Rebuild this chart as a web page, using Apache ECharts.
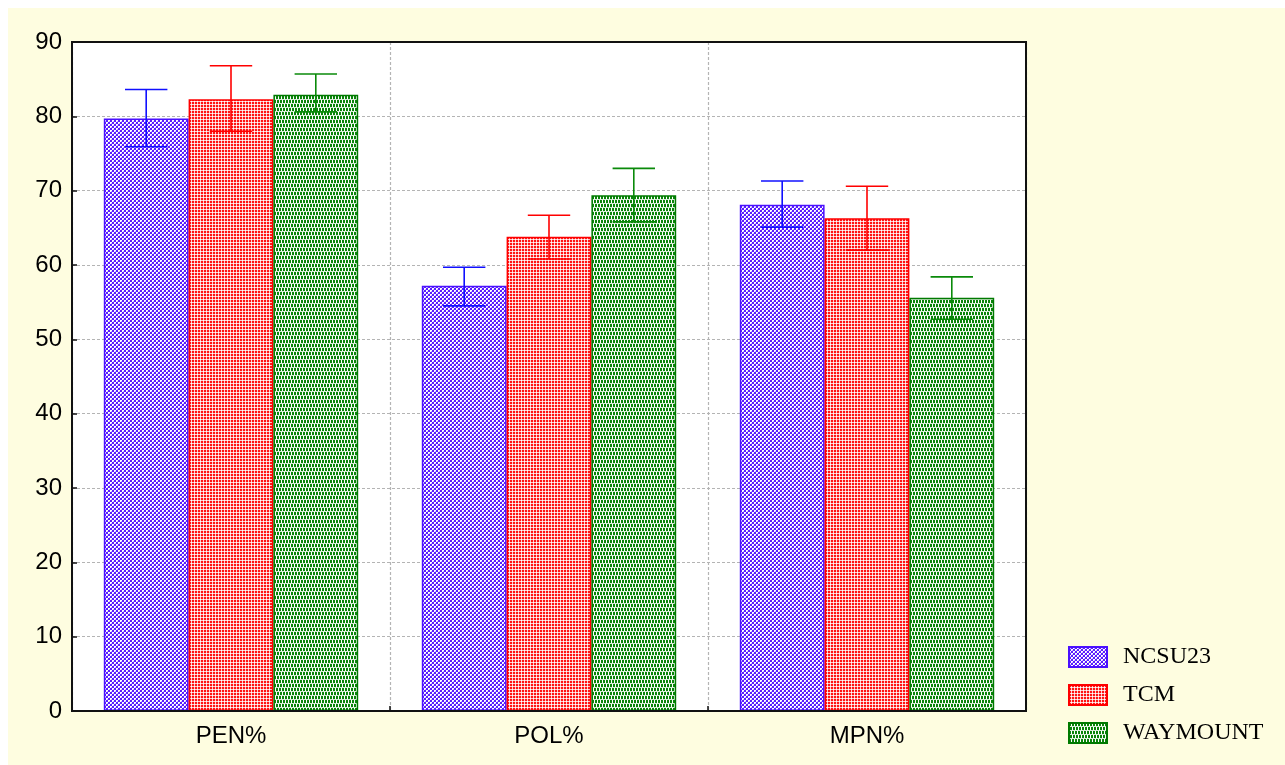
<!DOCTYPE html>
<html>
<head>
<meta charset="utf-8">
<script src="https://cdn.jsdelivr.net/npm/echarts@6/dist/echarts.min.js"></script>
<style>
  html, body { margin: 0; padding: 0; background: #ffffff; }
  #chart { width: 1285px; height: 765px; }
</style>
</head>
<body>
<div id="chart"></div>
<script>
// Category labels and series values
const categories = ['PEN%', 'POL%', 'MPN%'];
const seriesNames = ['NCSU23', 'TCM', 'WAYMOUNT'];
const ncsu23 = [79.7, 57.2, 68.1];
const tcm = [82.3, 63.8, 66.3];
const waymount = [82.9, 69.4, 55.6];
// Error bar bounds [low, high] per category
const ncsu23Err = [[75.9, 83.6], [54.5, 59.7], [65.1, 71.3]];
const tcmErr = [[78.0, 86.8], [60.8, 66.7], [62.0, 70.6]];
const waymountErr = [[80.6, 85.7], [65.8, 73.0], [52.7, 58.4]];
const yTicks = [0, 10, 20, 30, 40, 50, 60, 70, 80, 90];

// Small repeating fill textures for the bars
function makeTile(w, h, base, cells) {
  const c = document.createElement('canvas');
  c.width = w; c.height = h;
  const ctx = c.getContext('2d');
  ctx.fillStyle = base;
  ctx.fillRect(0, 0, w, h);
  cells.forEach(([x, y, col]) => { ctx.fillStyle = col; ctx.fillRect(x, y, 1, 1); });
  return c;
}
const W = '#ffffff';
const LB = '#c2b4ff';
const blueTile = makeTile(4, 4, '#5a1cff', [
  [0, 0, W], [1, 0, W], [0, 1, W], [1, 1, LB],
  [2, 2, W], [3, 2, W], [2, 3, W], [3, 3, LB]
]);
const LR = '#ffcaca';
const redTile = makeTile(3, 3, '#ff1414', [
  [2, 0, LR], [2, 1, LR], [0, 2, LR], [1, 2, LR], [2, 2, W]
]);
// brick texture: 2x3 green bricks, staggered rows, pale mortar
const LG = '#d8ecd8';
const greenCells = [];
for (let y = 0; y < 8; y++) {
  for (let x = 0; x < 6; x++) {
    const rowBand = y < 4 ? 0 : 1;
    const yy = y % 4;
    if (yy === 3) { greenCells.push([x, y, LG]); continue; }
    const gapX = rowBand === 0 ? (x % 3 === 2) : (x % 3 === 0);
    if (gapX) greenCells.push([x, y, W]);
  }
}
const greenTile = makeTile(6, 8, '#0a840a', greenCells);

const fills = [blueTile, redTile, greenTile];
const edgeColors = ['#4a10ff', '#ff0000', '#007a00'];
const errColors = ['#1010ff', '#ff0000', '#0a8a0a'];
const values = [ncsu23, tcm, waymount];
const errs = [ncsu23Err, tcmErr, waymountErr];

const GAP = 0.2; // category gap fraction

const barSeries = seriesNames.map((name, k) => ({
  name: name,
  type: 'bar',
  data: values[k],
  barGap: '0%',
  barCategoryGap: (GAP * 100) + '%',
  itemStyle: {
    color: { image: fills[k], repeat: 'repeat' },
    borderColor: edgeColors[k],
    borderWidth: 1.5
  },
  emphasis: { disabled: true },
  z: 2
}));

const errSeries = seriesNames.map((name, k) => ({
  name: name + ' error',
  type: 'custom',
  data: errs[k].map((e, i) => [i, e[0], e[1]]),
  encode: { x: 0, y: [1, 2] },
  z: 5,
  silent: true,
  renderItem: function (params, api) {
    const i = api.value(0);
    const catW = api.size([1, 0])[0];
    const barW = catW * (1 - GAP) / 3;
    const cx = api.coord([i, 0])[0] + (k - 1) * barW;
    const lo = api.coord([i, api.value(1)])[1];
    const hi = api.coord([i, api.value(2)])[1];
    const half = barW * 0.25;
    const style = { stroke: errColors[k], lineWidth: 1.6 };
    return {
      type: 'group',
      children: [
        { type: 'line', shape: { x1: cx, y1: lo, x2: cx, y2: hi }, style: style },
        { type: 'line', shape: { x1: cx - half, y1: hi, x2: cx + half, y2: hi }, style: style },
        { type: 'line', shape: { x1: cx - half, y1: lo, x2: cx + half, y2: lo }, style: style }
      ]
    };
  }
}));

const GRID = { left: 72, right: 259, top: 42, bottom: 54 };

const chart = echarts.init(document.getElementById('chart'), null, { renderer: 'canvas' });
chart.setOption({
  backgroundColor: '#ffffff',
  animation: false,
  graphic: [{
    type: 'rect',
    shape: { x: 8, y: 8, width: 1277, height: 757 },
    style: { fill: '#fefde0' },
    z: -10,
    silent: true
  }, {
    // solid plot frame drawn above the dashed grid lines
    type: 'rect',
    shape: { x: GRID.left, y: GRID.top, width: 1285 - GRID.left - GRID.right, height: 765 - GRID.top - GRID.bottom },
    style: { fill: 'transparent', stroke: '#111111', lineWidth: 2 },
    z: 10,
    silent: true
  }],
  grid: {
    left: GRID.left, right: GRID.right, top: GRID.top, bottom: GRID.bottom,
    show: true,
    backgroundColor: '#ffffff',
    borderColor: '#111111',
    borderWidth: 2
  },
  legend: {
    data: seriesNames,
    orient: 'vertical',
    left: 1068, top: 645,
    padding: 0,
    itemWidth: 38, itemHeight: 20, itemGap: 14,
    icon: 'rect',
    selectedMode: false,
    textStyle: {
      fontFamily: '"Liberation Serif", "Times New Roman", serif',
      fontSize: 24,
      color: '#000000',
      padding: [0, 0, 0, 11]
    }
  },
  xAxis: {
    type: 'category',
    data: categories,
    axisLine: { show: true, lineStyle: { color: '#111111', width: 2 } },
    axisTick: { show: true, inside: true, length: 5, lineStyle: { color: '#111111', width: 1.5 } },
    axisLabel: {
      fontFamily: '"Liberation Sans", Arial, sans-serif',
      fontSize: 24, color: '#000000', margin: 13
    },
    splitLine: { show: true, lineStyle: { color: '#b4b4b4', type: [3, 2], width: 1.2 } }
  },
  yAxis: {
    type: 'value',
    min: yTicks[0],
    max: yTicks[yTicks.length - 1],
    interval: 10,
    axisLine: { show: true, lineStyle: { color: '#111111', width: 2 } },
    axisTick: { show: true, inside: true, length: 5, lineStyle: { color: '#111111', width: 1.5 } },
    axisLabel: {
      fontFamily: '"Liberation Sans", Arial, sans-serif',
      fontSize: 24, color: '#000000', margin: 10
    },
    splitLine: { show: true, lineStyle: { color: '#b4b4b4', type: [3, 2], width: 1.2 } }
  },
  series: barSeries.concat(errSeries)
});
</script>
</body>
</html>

* * *

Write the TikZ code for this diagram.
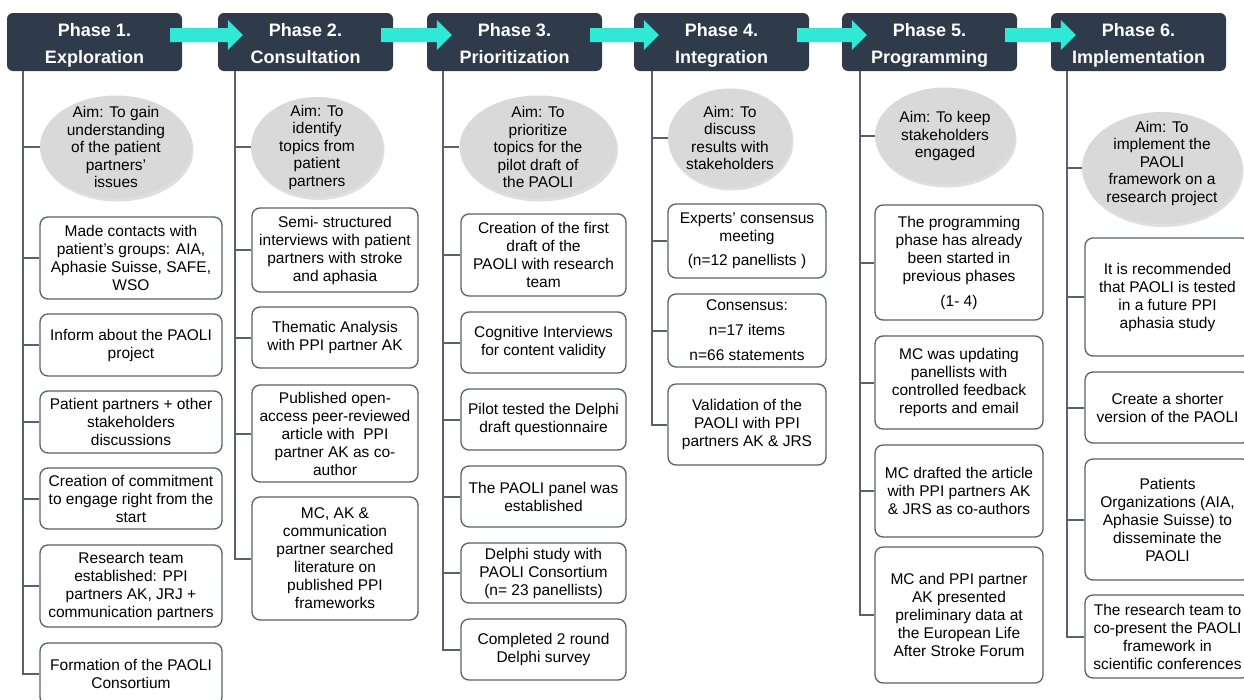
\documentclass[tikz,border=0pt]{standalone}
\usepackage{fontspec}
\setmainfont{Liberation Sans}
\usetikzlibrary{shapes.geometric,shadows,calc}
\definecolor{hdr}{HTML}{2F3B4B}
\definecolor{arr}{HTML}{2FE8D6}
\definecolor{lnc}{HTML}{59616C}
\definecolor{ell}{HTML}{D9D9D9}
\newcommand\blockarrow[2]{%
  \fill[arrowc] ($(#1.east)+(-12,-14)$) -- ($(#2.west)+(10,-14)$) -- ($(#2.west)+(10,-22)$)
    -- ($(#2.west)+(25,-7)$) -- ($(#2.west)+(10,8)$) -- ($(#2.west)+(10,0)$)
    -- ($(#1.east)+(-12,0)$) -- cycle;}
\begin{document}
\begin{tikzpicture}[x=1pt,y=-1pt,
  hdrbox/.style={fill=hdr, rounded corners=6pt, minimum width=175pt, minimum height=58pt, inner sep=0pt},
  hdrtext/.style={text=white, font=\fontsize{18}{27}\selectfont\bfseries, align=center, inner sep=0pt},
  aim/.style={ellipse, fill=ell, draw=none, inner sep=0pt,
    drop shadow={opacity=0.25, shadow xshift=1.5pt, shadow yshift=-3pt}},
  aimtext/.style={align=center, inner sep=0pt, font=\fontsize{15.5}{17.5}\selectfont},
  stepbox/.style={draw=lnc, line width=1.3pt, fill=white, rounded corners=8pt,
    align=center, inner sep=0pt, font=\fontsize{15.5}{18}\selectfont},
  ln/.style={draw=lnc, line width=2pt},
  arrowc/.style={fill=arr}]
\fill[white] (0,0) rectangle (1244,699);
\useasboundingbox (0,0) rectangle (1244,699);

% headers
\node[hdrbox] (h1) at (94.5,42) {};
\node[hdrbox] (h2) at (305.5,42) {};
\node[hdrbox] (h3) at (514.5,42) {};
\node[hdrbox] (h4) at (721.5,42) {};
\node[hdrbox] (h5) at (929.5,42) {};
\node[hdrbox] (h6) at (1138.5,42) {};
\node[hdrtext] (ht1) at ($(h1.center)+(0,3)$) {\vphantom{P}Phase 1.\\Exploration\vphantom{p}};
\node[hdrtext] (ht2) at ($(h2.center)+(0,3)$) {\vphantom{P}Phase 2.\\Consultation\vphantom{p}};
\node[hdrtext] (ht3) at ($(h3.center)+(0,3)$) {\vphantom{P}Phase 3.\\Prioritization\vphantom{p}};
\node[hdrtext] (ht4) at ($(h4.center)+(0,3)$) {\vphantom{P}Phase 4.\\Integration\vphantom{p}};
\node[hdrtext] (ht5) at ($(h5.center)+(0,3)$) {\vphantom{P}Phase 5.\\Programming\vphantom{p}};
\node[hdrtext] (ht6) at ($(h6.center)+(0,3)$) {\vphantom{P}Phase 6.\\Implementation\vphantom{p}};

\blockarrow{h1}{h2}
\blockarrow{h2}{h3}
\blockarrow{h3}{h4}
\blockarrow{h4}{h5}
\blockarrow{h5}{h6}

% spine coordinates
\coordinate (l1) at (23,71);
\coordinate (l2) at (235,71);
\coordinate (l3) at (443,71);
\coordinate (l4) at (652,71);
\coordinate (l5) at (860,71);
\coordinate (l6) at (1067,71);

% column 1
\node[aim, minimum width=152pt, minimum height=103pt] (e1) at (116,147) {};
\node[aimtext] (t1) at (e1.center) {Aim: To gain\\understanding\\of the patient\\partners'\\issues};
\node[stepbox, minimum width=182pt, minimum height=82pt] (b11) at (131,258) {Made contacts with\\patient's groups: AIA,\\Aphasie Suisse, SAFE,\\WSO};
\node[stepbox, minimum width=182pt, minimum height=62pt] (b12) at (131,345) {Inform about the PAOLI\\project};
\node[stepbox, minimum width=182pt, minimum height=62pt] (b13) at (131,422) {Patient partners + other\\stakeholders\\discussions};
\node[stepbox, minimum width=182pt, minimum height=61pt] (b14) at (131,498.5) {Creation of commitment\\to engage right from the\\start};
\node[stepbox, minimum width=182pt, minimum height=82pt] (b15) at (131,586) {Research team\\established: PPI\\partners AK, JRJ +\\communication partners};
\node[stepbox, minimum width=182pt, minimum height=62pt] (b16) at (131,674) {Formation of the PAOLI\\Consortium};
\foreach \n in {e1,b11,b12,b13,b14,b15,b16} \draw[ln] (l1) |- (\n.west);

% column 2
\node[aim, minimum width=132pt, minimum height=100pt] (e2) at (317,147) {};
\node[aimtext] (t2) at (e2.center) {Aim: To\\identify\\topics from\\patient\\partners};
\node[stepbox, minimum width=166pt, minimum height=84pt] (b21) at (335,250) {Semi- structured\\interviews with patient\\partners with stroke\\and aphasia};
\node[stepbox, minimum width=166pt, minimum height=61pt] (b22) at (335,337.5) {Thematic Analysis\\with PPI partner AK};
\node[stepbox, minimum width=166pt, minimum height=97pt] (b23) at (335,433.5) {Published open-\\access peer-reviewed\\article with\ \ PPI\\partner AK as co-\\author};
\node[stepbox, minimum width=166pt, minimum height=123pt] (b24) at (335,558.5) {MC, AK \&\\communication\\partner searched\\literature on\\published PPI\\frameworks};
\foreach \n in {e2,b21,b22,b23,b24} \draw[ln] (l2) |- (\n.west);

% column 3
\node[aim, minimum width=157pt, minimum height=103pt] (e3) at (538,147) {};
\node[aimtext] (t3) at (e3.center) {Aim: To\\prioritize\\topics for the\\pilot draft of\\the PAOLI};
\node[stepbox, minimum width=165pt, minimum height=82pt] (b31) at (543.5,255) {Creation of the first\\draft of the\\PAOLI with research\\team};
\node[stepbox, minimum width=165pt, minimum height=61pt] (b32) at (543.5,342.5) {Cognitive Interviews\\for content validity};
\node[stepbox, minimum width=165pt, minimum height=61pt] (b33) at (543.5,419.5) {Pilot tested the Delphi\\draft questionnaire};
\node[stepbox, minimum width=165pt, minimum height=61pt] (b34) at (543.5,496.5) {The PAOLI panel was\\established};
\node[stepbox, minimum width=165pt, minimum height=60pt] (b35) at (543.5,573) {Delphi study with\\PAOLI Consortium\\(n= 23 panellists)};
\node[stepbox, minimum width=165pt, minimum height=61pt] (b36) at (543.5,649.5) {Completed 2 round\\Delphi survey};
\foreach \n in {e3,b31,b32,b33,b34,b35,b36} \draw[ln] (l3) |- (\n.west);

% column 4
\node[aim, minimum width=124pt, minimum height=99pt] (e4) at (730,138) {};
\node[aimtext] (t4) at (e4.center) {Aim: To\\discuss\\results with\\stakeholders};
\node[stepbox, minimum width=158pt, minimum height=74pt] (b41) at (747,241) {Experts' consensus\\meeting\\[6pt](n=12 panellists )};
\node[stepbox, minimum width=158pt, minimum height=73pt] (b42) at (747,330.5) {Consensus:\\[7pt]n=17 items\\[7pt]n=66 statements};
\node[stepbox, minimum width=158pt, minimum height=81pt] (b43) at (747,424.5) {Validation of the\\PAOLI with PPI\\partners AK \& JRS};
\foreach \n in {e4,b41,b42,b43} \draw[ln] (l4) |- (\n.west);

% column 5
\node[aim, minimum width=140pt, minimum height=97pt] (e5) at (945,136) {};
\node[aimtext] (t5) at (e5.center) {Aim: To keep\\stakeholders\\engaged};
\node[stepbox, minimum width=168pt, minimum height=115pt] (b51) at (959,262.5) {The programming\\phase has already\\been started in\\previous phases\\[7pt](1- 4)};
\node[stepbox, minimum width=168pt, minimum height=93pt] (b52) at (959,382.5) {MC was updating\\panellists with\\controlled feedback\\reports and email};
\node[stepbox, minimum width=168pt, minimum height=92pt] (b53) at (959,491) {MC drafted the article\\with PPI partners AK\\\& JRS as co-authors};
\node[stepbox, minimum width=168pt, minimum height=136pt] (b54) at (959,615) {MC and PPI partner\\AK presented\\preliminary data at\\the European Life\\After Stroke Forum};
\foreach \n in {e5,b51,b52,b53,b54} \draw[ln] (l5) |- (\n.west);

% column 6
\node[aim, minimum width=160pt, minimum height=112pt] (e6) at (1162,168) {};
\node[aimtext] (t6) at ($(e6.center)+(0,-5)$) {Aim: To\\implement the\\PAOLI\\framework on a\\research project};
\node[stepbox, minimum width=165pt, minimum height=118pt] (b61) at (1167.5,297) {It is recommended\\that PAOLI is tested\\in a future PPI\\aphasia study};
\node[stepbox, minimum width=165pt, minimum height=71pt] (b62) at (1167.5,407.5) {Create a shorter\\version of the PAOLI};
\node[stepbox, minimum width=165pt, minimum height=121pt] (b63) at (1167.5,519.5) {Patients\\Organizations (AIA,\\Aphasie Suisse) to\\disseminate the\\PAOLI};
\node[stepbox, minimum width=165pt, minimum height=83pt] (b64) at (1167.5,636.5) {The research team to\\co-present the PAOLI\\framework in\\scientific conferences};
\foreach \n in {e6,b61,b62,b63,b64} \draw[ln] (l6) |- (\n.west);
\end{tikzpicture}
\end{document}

**WORK TO COMPLETE**: Reproduce each line of the material containing the word "this".

**FINISHED TASK**:
Rebuild this chart as a web page, using Apache ECharts.
Write the TikZ code for this diagram.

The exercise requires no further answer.